→ **GOAL**:
Copy the data that follows, character for character, minus the pictures.

→ **SUPPLIED MATERIAL**:
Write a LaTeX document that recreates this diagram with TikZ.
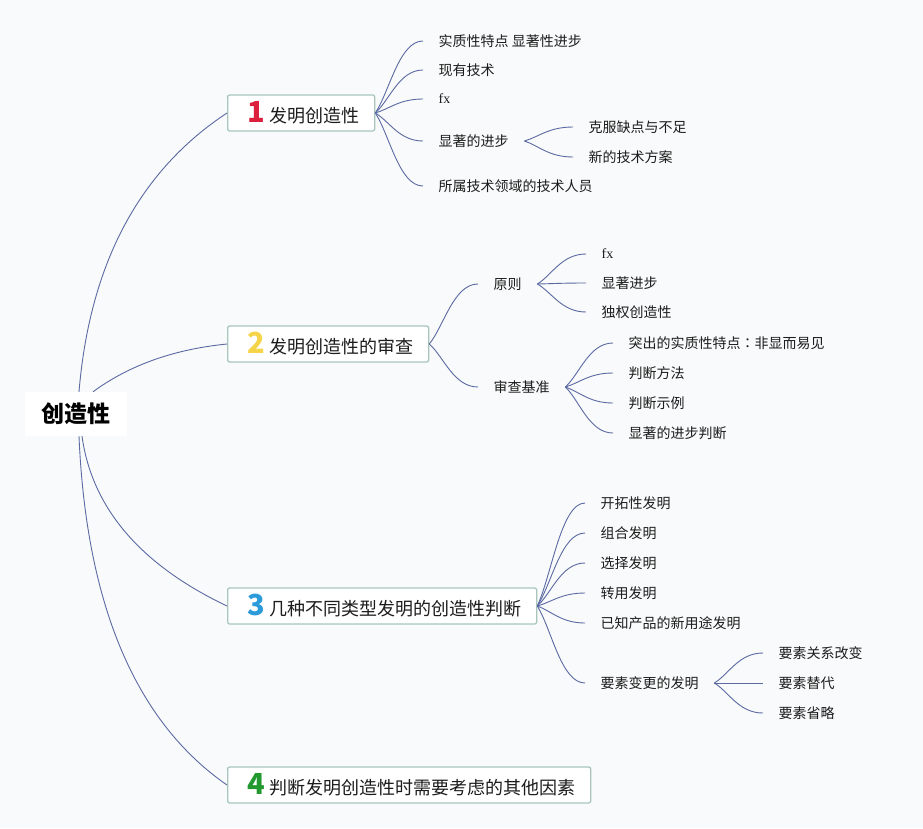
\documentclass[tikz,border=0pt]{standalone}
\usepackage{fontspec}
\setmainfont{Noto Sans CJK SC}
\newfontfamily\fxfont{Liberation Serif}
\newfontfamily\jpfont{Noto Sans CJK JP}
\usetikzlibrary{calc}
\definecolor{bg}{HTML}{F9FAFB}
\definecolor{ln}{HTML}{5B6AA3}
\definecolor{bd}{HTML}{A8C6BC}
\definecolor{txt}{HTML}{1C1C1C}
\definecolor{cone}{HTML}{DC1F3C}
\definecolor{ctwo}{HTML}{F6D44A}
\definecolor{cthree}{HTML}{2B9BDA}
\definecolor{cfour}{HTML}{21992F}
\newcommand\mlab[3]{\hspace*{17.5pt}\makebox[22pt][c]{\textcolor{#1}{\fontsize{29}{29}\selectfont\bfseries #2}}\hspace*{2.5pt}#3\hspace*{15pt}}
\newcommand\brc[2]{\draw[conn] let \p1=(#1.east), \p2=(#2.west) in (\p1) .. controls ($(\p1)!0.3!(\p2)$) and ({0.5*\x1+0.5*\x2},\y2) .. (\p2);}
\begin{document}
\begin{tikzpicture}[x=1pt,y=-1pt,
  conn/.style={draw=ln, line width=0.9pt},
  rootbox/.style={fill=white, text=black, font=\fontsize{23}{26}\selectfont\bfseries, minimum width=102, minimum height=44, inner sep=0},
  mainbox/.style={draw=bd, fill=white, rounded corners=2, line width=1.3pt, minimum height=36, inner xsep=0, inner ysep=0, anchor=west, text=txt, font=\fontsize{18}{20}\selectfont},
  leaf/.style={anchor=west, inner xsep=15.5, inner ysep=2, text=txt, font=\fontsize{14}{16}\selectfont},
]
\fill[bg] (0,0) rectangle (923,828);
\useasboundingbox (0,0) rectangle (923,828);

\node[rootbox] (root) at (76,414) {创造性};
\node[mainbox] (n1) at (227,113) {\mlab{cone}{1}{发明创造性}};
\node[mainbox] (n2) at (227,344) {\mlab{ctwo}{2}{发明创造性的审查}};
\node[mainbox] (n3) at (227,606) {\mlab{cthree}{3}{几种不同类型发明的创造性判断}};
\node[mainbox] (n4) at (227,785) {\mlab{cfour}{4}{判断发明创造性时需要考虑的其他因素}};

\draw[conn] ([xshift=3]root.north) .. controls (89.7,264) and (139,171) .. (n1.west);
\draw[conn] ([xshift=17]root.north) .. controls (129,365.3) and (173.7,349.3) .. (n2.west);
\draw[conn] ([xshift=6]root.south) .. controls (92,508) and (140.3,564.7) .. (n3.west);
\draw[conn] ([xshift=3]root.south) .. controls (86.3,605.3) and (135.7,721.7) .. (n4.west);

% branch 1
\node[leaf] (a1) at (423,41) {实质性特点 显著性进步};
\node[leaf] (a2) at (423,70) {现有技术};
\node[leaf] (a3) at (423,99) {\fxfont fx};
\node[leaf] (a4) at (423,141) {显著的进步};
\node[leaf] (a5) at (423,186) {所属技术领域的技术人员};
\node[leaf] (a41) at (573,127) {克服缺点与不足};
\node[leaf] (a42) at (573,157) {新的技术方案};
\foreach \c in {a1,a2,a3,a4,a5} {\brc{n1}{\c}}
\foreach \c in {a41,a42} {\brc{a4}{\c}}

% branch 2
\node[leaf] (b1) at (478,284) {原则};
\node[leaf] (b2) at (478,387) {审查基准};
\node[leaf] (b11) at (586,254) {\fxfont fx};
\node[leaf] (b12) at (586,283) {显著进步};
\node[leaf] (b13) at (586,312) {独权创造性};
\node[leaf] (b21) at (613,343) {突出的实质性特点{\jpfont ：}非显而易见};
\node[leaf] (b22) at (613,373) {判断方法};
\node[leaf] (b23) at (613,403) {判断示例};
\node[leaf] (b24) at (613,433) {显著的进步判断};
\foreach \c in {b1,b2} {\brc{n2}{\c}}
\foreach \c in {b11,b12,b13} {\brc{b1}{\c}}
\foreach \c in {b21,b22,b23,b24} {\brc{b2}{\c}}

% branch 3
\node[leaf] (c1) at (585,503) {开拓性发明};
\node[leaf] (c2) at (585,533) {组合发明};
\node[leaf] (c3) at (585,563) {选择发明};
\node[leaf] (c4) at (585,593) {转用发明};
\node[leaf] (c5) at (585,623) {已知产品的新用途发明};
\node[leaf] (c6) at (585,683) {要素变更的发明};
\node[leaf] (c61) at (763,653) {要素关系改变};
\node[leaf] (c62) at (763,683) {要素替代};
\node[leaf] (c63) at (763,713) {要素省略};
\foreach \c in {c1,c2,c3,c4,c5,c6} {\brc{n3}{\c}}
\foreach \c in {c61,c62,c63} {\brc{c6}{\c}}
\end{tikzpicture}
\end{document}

→ **WRITTEN SOLUTION**:
Write a LaTeX document that recreates this diagram with TikZ.
\documentclass[tikz,border=0pt]{standalone}
\usepackage{fontspec}
\setmainfont{Noto Sans CJK SC}
\newfontfamily\fxfont{Liberation Serif}
\newfontfamily\jpfont{Noto Sans CJK JP}
\usetikzlibrary{calc}
\definecolor{bg}{HTML}{F9FAFB}
\definecolor{ln}{HTML}{5B6AA3}
\definecolor{bd}{HTML}{A8C6BC}
\definecolor{txt}{HTML}{1C1C1C}
\definecolor{cone}{HTML}{DC1F3C}
\definecolor{ctwo}{HTML}{F6D44A}
\definecolor{cthree}{HTML}{2B9BDA}
\definecolor{cfour}{HTML}{21992F}
\newcommand\mlab[3]{\hspace*{17.5pt}\makebox[22pt][c]{\textcolor{#1}{\fontsize{29}{29}\selectfont\bfseries #2}}\hspace*{2.5pt}#3\hspace*{15pt}}
\newcommand\brc[2]{\draw[conn] let \p1=(#1.east), \p2=(#2.west) in (\p1) .. controls ($(\p1)!0.3!(\p2)$) and ({0.5*\x1+0.5*\x2},\y2) .. (\p2);}
\begin{document}
\begin{tikzpicture}[x=1pt,y=-1pt,
  conn/.style={draw=ln, line width=0.9pt},
  rootbox/.style={fill=white, text=black, font=\fontsize{23}{26}\selectfont\bfseries, minimum width=102, minimum height=44, inner sep=0},
  mainbox/.style={draw=bd, fill=white, rounded corners=2, line width=1.3pt, minimum height=36, inner xsep=0, inner ysep=0, anchor=west, text=txt, font=\fontsize{18}{20}\selectfont},
  leaf/.style={anchor=west, inner xsep=15.5, inner ysep=2, text=txt, font=\fontsize{14}{16}\selectfont},
]
\fill[bg] (0,0) rectangle (923,828);
\useasboundingbox (0,0) rectangle (923,828);

\node[rootbox] (root) at (76,414) {创造性};
\node[mainbox] (n1) at (227,113) {\mlab{cone}{1}{发明创造性}};
\node[mainbox] (n2) at (227,344) {\mlab{ctwo}{2}{发明创造性的审查}};
\node[mainbox] (n3) at (227,606) {\mlab{cthree}{3}{几种不同类型发明的创造性判断}};
\node[mainbox] (n4) at (227,785) {\mlab{cfour}{4}{判断发明创造性时需要考虑的其他因素}};

\draw[conn] ([xshift=3]root.north) .. controls (89.7,264) and (139,171) .. (n1.west);
\draw[conn] ([xshift=17]root.north) .. controls (129,365.3) and (173.7,349.3) .. (n2.west);
\draw[conn] ([xshift=6]root.south) .. controls (92,508) and (140.3,564.7) .. (n3.west);
\draw[conn] ([xshift=3]root.south) .. controls (86.3,605.3) and (135.7,721.7) .. (n4.west);

% branch 1
\node[leaf] (a1) at (423,41) {实质性特点 显著性进步};
\node[leaf] (a2) at (423,70) {现有技术};
\node[leaf] (a3) at (423,99) {\fxfont fx};
\node[leaf] (a4) at (423,141) {显著的进步};
\node[leaf] (a5) at (423,186) {所属技术领域的技术人员};
\node[leaf] (a41) at (573,127) {克服缺点与不足};
\node[leaf] (a42) at (573,157) {新的技术方案};
\foreach \c in {a1,a2,a3,a4,a5} {\brc{n1}{\c}}
\foreach \c in {a41,a42} {\brc{a4}{\c}}

% branch 2
\node[leaf] (b1) at (478,284) {原则};
\node[leaf] (b2) at (478,387) {审查基准};
\node[leaf] (b11) at (586,254) {\fxfont fx};
\node[leaf] (b12) at (586,283) {显著进步};
\node[leaf] (b13) at (586,312) {独权创造性};
\node[leaf] (b21) at (613,343) {突出的实质性特点{\jpfont ：}非显而易见};
\node[leaf] (b22) at (613,373) {判断方法};
\node[leaf] (b23) at (613,403) {判断示例};
\node[leaf] (b24) at (613,433) {显著的进步判断};
\foreach \c in {b1,b2} {\brc{n2}{\c}}
\foreach \c in {b11,b12,b13} {\brc{b1}{\c}}
\foreach \c in {b21,b22,b23,b24} {\brc{b2}{\c}}

% branch 3
\node[leaf] (c1) at (585,503) {开拓性发明};
\node[leaf] (c2) at (585,533) {组合发明};
\node[leaf] (c3) at (585,563) {选择发明};
\node[leaf] (c4) at (585,593) {转用发明};
\node[leaf] (c5) at (585,623) {已知产品的新用途发明};
\node[leaf] (c6) at (585,683) {要素变更的发明};
\node[leaf] (c61) at (763,653) {要素关系改变};
\node[leaf] (c62) at (763,683) {要素替代};
\node[leaf] (c63) at (763,713) {要素省略};
\foreach \c in {c1,c2,c3,c4,c5,c6} {\brc{n3}{\c}}
\foreach \c in {c61,c62,c63} {\brc{c6}{\c}}
\end{tikzpicture}
\end{document}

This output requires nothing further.